Musical incentive program improves stride length in Parkinson’s

From Clinical Neurology News, 2 August 2013:

SYDNEY, AUSTRALIA – An iPod-based program using music as reward and behavioral reinforcement can lead to significant improvements in stride length and walking speed, according to data presented at the international congress of Parkinson’s Disease and Movement Disorders.

The AmbuloSono system, developed by researchers from the University of Calgary (Alta.), uses an accelerometer to measure stride length and distance walked, and is tied to a music program that only switches on above a certain stride length. The iPod is housed in a pouch strapped above the knee and connected wirelessly to headphones.

“It uses music as a reward, so you have to walk larger steps in order to trigger the music to play, and when your step size becomes smaller, the music stops,” said lead author Dr.
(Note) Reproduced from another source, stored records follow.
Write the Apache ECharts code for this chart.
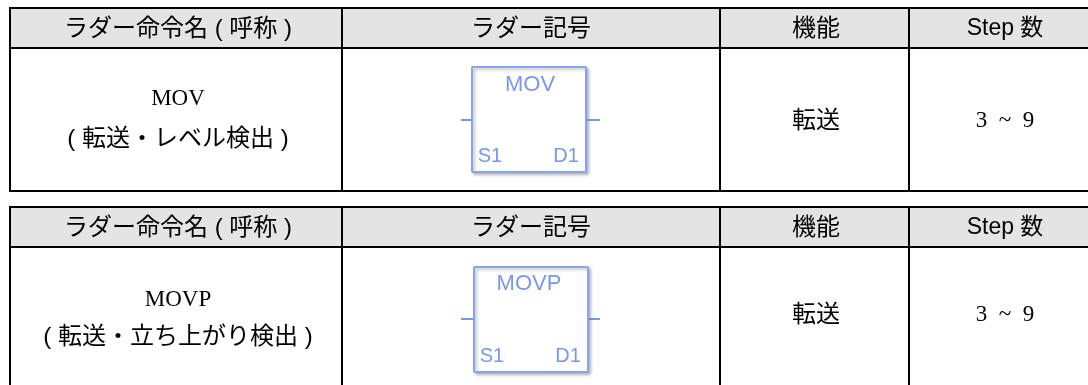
<!DOCTYPE html>
<html>
<head>
<meta charset="utf-8">
<style>html,body{margin:0;padding:0;background:#fff}#container{width:1088px;height:385px}</style>
<script src="https://cdn.jsdelivr.net/npm/echarts@6/dist/echarts.min.js"></script>
</head>
<body>
<div id="container"></div>
<script>
var headers = ['ラダー命令名 ( 呼称 )', 'ラダー記号', '機能', 'Step 数'];
var names = ['MOV', 'MOVP'];
var descriptions = ['( 転送・レベル検出 )', '( 転送・立ち上がり検出 )'];
var functions = ['転送', '転送'];
var steps = ['3  ~  9', '3  ~  9'];
var symbolTitles = ['MOV', 'MOVP'];
var symbolIn = ['S1', 'S1'];
var symbolOut = ['D1', 'D1'];

var sans = '"Liberation Sans", "Noto Sans CJK JP", sans-serif';
var serif = '"Liberation Serif", serif';
var blue = '#7a97ef';

var dom = document.getElementById('container');
var myChart = echarts.init(dom, null, { renderer: 'canvas' });

var colX = [10, 342, 720, 909, 1100];
var colCenter = [178, 531, 816, 1005];
var tables = [
  { top: 8, head: 48, bottom: 191, nameY: 99, descY: 139, midY: 121,
    box: [472, 67, 114, 105], stubY: 120, titleY: 85, pinY: 156 },
  { top: 207, head: 247, bottom: 400, nameY: 300, descY: 337, midY: 315,
    box: [474, 267, 114, 105], stubY: 319, titleY: 284, pinY: 356 }
];

function text(x, y, str, font, size, color) {
  return {
    type: 'text', x: x, y: y,
    style: { text: str, fontFamily: font, fontSize: size, fill: color || '#000', align: 'center', verticalAlign: 'middle' }
  };
}
function line(x1, y1, x2, y2, color, w) {
  return {
    type: 'line',
    shape: { x1: x1, y1: y1, x2: x2, y2: y2 },
    style: { stroke: color || '#000', lineWidth: w || 2 }
  };
}

var els = [];
tables.forEach(function (t, i) {
  var b = t.box;
  els.push({
    type: 'rect',
    shape: { x: colX[0], y: t.top, width: colX[4] - colX[0], height: t.head - t.top },
    style: { fill: '#e4e4e4' }
  });
  // grid lines
  [t.top, t.head, t.bottom].forEach(function (y) {
    els.push(line(colX[0] - 1, y, colX[4], y));
  });
  colX.slice(0, 4).forEach(function (x) {
    els.push(line(x, t.top, x, t.bottom));
  });
  // header row
  headers.forEach(function (h, c) {
    els.push(text(colCenter[c], t.top + 21, h, sans, c === 3 ? 23 : 24));
  });
  // first column
  els.push(text(colCenter[0], t.nameY, names[i], serif, 23));
  els.push(text(colCenter[0], t.descY, descriptions[i], sans, 24));
  // ladder symbol
  els.push(line(461, t.stubY, b[0], t.stubY, blue, 2));
  els.push(line(b[0] + b[2], t.stubY, 600, t.stubY, blue, 2));
  els.push({
    type: 'rect',
    shape: { x: b[0], y: b[1], width: b[2], height: b[3], r: 1 },
    style: {
      fill: '#fff', stroke: '#86a3f1', lineWidth: 2,
      shadowBlur: 3, shadowOffsetX: 2, shadowOffsetY: 2, shadowColor: 'rgba(110,110,110,0.45)'
    }
  });
  els.push(text(b[0] + b[2] / 2 + (i === 0 ? 1 : -2), t.titleY, symbolTitles[i], sans, 22, blue));
  els.push(text(b[0] + 18, t.pinY, symbolIn[i], sans, 20, blue));
  els.push(text(b[0] + 94, t.pinY, symbolOut[i], sans, 20, blue));
  // function and step columns
  els.push(text(colCenter[2], t.midY, functions[i], sans, 24));
  els.push(text(colCenter[3], t.midY, steps[i], serif, 23));
});

var option = {
  backgroundColor: '#fff',
  animation: false,
  graphic: { elements: els }
};

myChart.setOption(option);
window.addEventListener('resize', myChart.resize);
</script>
</body>
</html>
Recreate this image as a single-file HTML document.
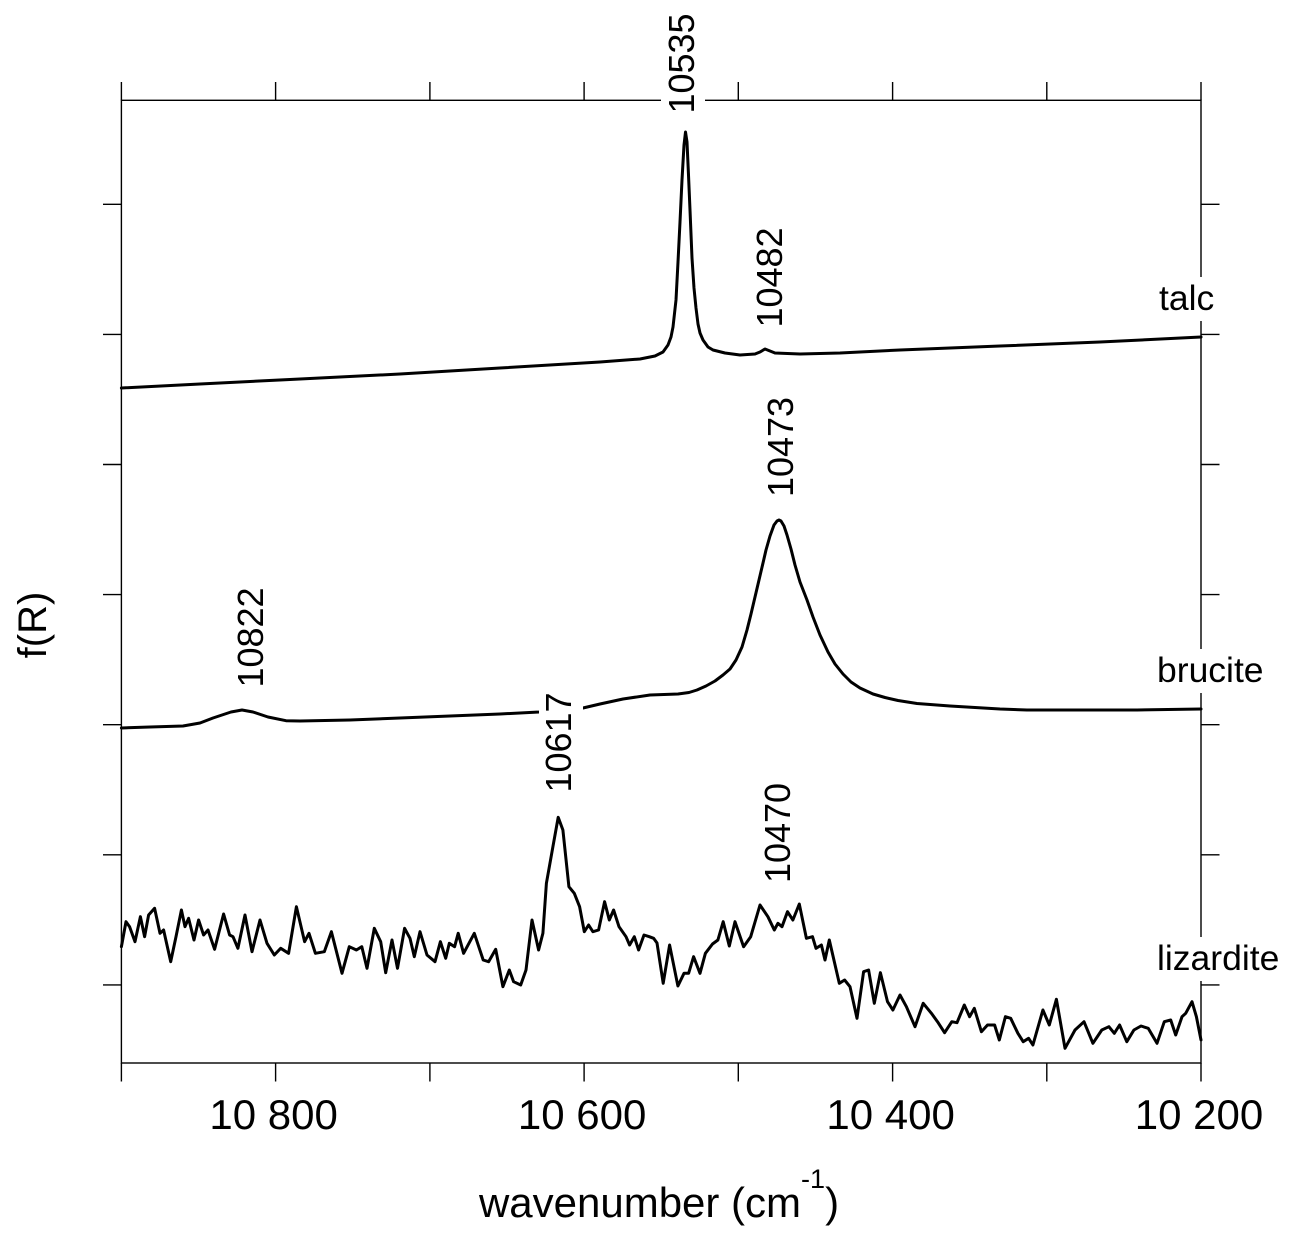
<!DOCTYPE html>
<html>
<head>
<meta charset="utf-8">
<style>
html,body{margin:0;padding:0;background:#fff;}
svg{display:block;}
text{font-family:"Liberation Sans",Arial,sans-serif;fill:#000;}
</style>
</head>
<body>
<svg width="1294" height="1238" viewBox="0 0 1294 1238" xmlns="http://www.w3.org/2000/svg">
<rect width="1294" height="1238" fill="#fff"/>
<!-- axes frame -->
<g stroke="#000" stroke-width="1.4" fill="none">
<rect x="121.4" y="100.3" width="1079.6" height="962.7"/>
<path d="M121.4 100.3V82 M275.6 100.3V82 M429.9 100.3V82 M584.1 100.3V82 M738.3 100.3V82 M892.6 100.3V82 M1046.8 100.3V82 M1201 100.3V82"/>
<path d="M121.4 1063V1081.5 M275.6 1063V1081.5 M429.9 1063V1081.5 M584.1 1063V1081.5 M738.3 1063V1081.5 M892.6 1063V1081.5 M1046.8 1063V1081.5 M1201 1063V1081.5"/>
<path d="M121.4 204.3H103 M121.4 334.4H103 M121.4 464.5H103 M121.4 594.6H103 M121.4 724.7H103 M121.4 854.8H103 M121.4 984.9H103"/>
<path d="M1201 204.3H1219.5 M1201 334.4H1219.5 M1201 464.5H1219.5 M1201 594.6H1219.5 M1201 724.7H1219.5 M1201 854.8H1219.5 M1201 984.9H1219.5"/>
</g>

<g stroke="#000" stroke-width="3" fill="none" stroke-linejoin="round" stroke-linecap="round">
<!-- talc -->
<polyline points="121.4,388 200,384 300,379 400,374 500,368 600,362 640,359 655,356 663,352 668,345 671,337 673,327 676,300 678,262 680,222 682,180 684,145 685.5,132 687,142 688.5,175 690,210 692,258 694,288 696,308 698,324 700,333 703,340 708,347 713,350 725,353 740,355 755,354 760,352 765,349 770,351 775,353 800,354 840,353 900,350 1000,346 1100,342 1201,337"/>
<!-- brucite -->
<polyline points="121.4,728 150,727 183,726 200,723 213,718 231,712 242,710 253,712 268,717 286,720.7 300,721 350,720 400,718 450,716 500,714 539,712 583,708 600,704 623,699 650,695 678,694 689,692.5 697,690 706,686 715,681 723,675 730,669 736,660 742,647 747,630 751,614 755,597 759,580 763,563 766,550 770,536 774,525 777,521 779,520 781,521 784,526 787,535 791,549 795,565 800,582 807,600 813,617 820,635 828,652 835,664 843,674 851,682 860,688 873,694 885,697.5 898,700.5 917,703.5 950,706 1000,709 1027,710 1137,710 1201,709"/>
<!-- lizardite -->
<polyline points="121.4,946.7 126,921.7 129.6,926.7 135,941.7 140.4,916.7 144.6,936.7 148.6,915 154.6,908.3 160,933.3 163.6,930 170.7,961.7 176,936.7 181.4,910 185,926.7 188.6,918.3 194,940 198.6,920 203.6,935 208,930 214.6,949.3 223.6,914 229.6,935 233,936.7 237.9,948.3 245,915 252,951.7 260,920 267,943.3 274.3,955 280.7,948.3 288.6,953.3 296.4,906.7 304.6,941.7 309,933.3 315.4,953.3 324.3,951.7 331.4,931.7 342,973.3 349.3,946.7 356.4,950 361.8,946.7 367,968.3 374.3,928.3 380.7,941.7 385.7,972.7 392,940 397.5,968.3 404.6,928.3 410,938.3 414.3,956.7 420,931.7 427,955 435,961.7 440.4,941.7 445.7,958.3 449.3,943.3 454.6,946.7 458.2,933.3 463.6,953.3 474.3,933.3 483.2,960 488.6,961.7 495.7,949.3 502.9,986.7 509.3,970 513.6,981.7 520.7,985 526,970 532,920 538.6,950 542.9,933.3 546.4,883.3 552.9,846.7 558.2,817.3 562.9,830 568.9,886.7 574.3,893.3 579.6,906.7 584.3,931.7 588.6,925 592.9,931.7 598.6,930 604.6,901.7 609.3,920 613.6,910 619,926.7 626,936.7 629.6,945 634.3,936.7 638.6,950 644,935 649.3,936.7 653.6,938.3 657,943 663.2,983.3 669.6,945 677.9,986 684,973.3 688.6,973.3 693.6,956.7 700,973.3 705.4,953.3 712.5,944 717.9,940 723.2,921.7 729.3,946 735,921.7 743.6,946.7 750.7,936.7 760,905 767.9,916.7 774.3,930 777.9,923.3 782,926.7 787.5,911.7 792.9,920 799.3,904 806.4,938.3 812.5,936.7 816,948.3 821.4,945 825,960 829.3,940 839.3,983.3 844.6,980 850,986.7 857,1018.3 863.6,971.7 868.6,970 874.3,1003.3 880.4,972.7 887.5,1001.7 892.9,1010 900,995 906.4,1006.7 915,1026.7 923.2,1003.3 931.4,1013.3 937.5,1021.7 944.6,1032.7 951.8,1021.7 957,1022.7 964.3,1005 969.6,1016.7 974.3,1008.3 981.4,1031.7 987.5,1025 994.6,1025 999.3,1040 1005.4,1016.7 1010.7,1018.3 1017.9,1033.3 1023.2,1041.7 1028.6,1038.3 1032.9,1045 1042.9,1010 1049.3,1025 1056.4,999.3 1065,1048.3 1075,1030 1084,1021.7 1092.9,1043.3 1101.8,1030 1108.9,1026.7 1114.3,1033.3 1119.6,1025 1126.8,1041.7 1133.9,1030 1141,1026 1148.2,1028.3 1157,1043.3 1164.3,1021.7 1170.7,1020 1175.7,1035 1182,1016.7 1185.7,1013.3 1192,1001.7 1196.4,1016.7 1201,1040"/>
</g>

<!-- white boxes behind labels -->
<g fill="#fff" stroke="none">
<rect x="661" y="10" width="44" height="106"/>
<rect x="539" y="689" width="44" height="107"/>
<rect x="1150" y="277" width="80" height="44"/>
<rect x="1150" y="649" width="120" height="44"/>
<rect x="1150" y="937" width="140" height="44"/>
</g>

<!-- rotated peak labels -->
<g font-size="36" text-anchor="middle">
<text transform="translate(694,63.5) rotate(-90)">10535</text>
<text transform="translate(782,277.5) rotate(-90)">10482</text>
<text transform="translate(793,447) rotate(-90)">10473</text>
<text transform="translate(263,637.5) rotate(-90)">10822</text>
<text transform="translate(571,742.5) rotate(-90)">10617</text>
<text transform="translate(790,833) rotate(-90)">10470</text>
</g>

<!-- curve names -->
<g font-size="35.5">
<text x="1159" y="310">talc</text>
<text x="1157" y="682">brucite</text>
<text x="1157" y="970">lizardite</text>
</g>

<!-- tick labels -->
<g font-size="42" text-anchor="middle">
<text x="273.6" y="1129">10 800</text>
<text x="582.1" y="1129">10 600</text>
<text x="890.6" y="1129">10 400</text>
<text x="1199" y="1129">10 200</text>
</g>

<!-- axis titles -->
<text x="659" y="1217" font-size="42" text-anchor="middle">wavenumber (cm<tspan font-size="27" dy="-29">-1</tspan><tspan dy="29">)</tspan></text>
<text transform="translate(46,625) rotate(-90)" font-size="40" text-anchor="middle">f(R)</text>
</svg>
</body>
</html>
Bin Hu of the Hotchkiss Brain Institute, University of Calgary.

In a pilot study of 42 patients with Parkinson’s disease, use of the device over a 320-day trial period was associated with significant improvements in stride length (10%-30%) and walking speed (10%-20%) over long distances. In that time, patients walked more than 3,500 km and listened to more than 700 hours of music.

Researchers also noted significant improvements in other functional domains, including arm swings, facial expression, long-term fear and anxiety of using an escalator, and activity avoidance due to depression/apathy.